7. Glossary: The list of abbreviations can be placed in the introduction to the SRS document. But if there are lots of them, it’s better to put these explanations in a separate section.

8. Revision history: The long-term projects may have several versions of the specification document. It’s convenient to organize them in a table, with columns named: “Version #”, “Date”, “Name”, and “Description”.

9. Appendices: This section isn’t obligatory. But if you have some files or information that weren’t included in the previous parts of the SRS, add them in the appendices.

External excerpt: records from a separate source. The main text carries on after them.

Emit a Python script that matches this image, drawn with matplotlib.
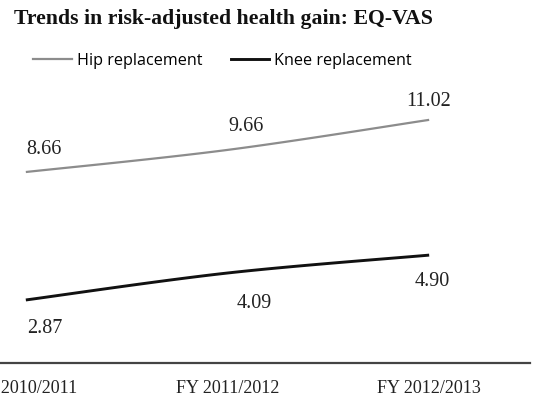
import numpy as np
import matplotlib
matplotlib.use("Agg")
import matplotlib.pyplot as plt
from matplotlib.lines import Line2D

# Data
categories = ["FY 2010/2011", "FY 2011/2012", "FY 2012/2013"]
hip_values = [8.66, 9.66, 11.02]
knee_values = [2.87, 4.09, 4.90]
series_names = ["Hip replacement", "Knee replacement"]

# Label offsets (pixels) relative to each point
hip_offsets = [(18, 23), (19, 23), (-1, 18)]
knee_offsets = [(19, -29), (27, -30), (3, -26)]

W, H = 534, 396
fig = plt.figure(figsize=(W / 100, H / 100), dpi=100)
fig.patch.set_facecolor("white")

# axes span beyond the left edge of the figure
left_px, right_px = -75, 530
bottom_px, top_px = 363.4, 98.2
ax = fig.add_axes([left_px / W, (H - bottom_px) / H,
                   (right_px - left_px) / W, (bottom_px - top_px) / H])
ax.set_xlim(-0.5, 2.5)
ax.set_ylim(0, 12)


def smooth(xs, ys, n=60, tension=1 / 6):
    """Bezier smoothing through the points (Excel-style smoothed line)."""
    xs = np.asarray(xs, float)
    ys = np.asarray(ys, float)
    px, py = [], []
    m = len(xs)
    for i in range(m - 1):
        x0, y0 = xs[max(i - 1, 0)], ys[max(i - 1, 0)]
        x1, y1 = xs[i], ys[i]
        x2, y2 = xs[i + 1], ys[i + 1]
        x3, y3 = xs[min(i + 2, m - 1)], ys[min(i + 2, m - 1)]
        c1x, c1y = x1 + (x2 - x0) * tension, y1 + (y2 - y0) * tension
        c2x, c2y = x2 - (x3 - x1) * tension, y2 - (y3 - y1) * tension
        t = np.linspace(0, 1, n)
        bx = (1 - t) ** 3 * x1 + 3 * (1 - t) ** 2 * t * c1x + 3 * (1 - t) * t ** 2 * c2x + t ** 3 * x2
        by = (1 - t) ** 3 * y1 + 3 * (1 - t) ** 2 * t * c1y + 3 * (1 - t) * t ** 2 * c2y + t ** 3 * y2
        px.extend(bx)
        py.extend(by)
    return np.array(px), np.array(py)


x = np.arange(len(categories))
hip_color = "#8c8c8c"
knee_color = "#111111"

hx, hy = smooth(x, hip_values)
kx, ky = smooth(x, knee_values)
ax.plot(hx, hy, color=hip_color, lw=1.6, solid_capstyle="butt")
ax.plot(kx, ky, color=knee_color, lw=2.1, solid_capstyle="butt")

label_font = dict(family="Liberation Serif", size=14.5, color="#222222")
for xi, v, (dx, dy) in zip(x, hip_values, hip_offsets):
    ax.annotate(f"{v:.2f}", (xi, v), xytext=(dx, dy), textcoords="offset pixels",
                ha="center", va="center", **label_font)
for xi, v, (dx, dy) in zip(x, knee_values, knee_offsets):
    ax.annotate(f"{v:.2f}", (xi, v), xytext=(dx, dy), textcoords="offset pixels",
                ha="center", va="center", **label_font)

# Axis styling
for side in ["top", "right", "left"]:
    ax.spines[side].set_visible(False)
ax.spines["bottom"].set_color("#444444")
ax.spines["bottom"].set_linewidth(1.6)
ax.set_yticks([])
ax.set_xticks(x)
ax.set_xticklabels(categories, family="Liberation Serif", fontsize=13, color="#222222")
ax.tick_params(axis="x", length=0, pad=12)

# Title
fig.text(14 / W, 1 - 19 / H, "Trends in risk-adjusted health gain: EQ-VAS",
         family="Liberation Serif", fontweight="bold", fontsize=15.7,
         ha="left", va="center", color="#111111")

# Legend
handles = [Line2D([], [], color=hip_color, lw=1.6),
           Line2D([], [], color=knee_color, lw=2.1)]
fig.legend(handles, series_names, loc="center left",
           bbox_to_anchor=(33 / W, 1 - 61 / H), ncol=2, frameon=False,
           prop=dict(family="Open Sans", size=11.6),
           handlelength=2.4, handletextpad=0.32, columnspacing=1.75,
           borderaxespad=0, borderpad=0)

fig.savefig("out.png", dpi=100, facecolor="white")
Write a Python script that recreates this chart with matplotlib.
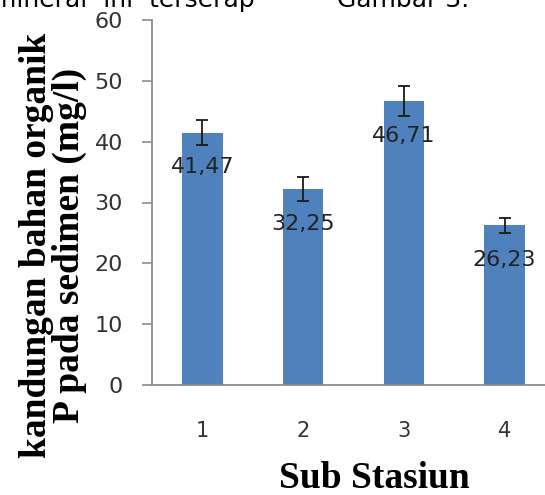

USE THIS CHECKLIST TO WRITE AN EXCEPTIONAL SRS DOCUMENT

  1. The text provides validation strategies and the hierarchy of requirements, which can be changed according to new decisions.
  2. It determines the problem that the application must solve to make the customer’s demand fully clear for the development company.
  3. The perfect SRS document sets the needs and preferences of the final users. It tells about the advantages that make the product unique.
  4. Its language is complete, accurate, verifiable and consistent. The author uses logical frameworks for short, clear statements.
  5. Check whether every requirement is testable. If you aren’t sure, apply to a project manager or tech consultant.
  6. Functional requirements don’t contain design details. The development team should be free in choosing ways of the needed features realization.
  7. The negative phrases are used less often, than positive. The technical requirements document shows what the system must do, rather than mustn’t.
  8. Pay attention to the description of compatibility. The ideal SRS document defines what exactly this word means in a particular context.

With the above steps, you are sure of writing a detailed SRS document that both the stakeholders and development teams will understand and have a clear picture of what you are trying to build.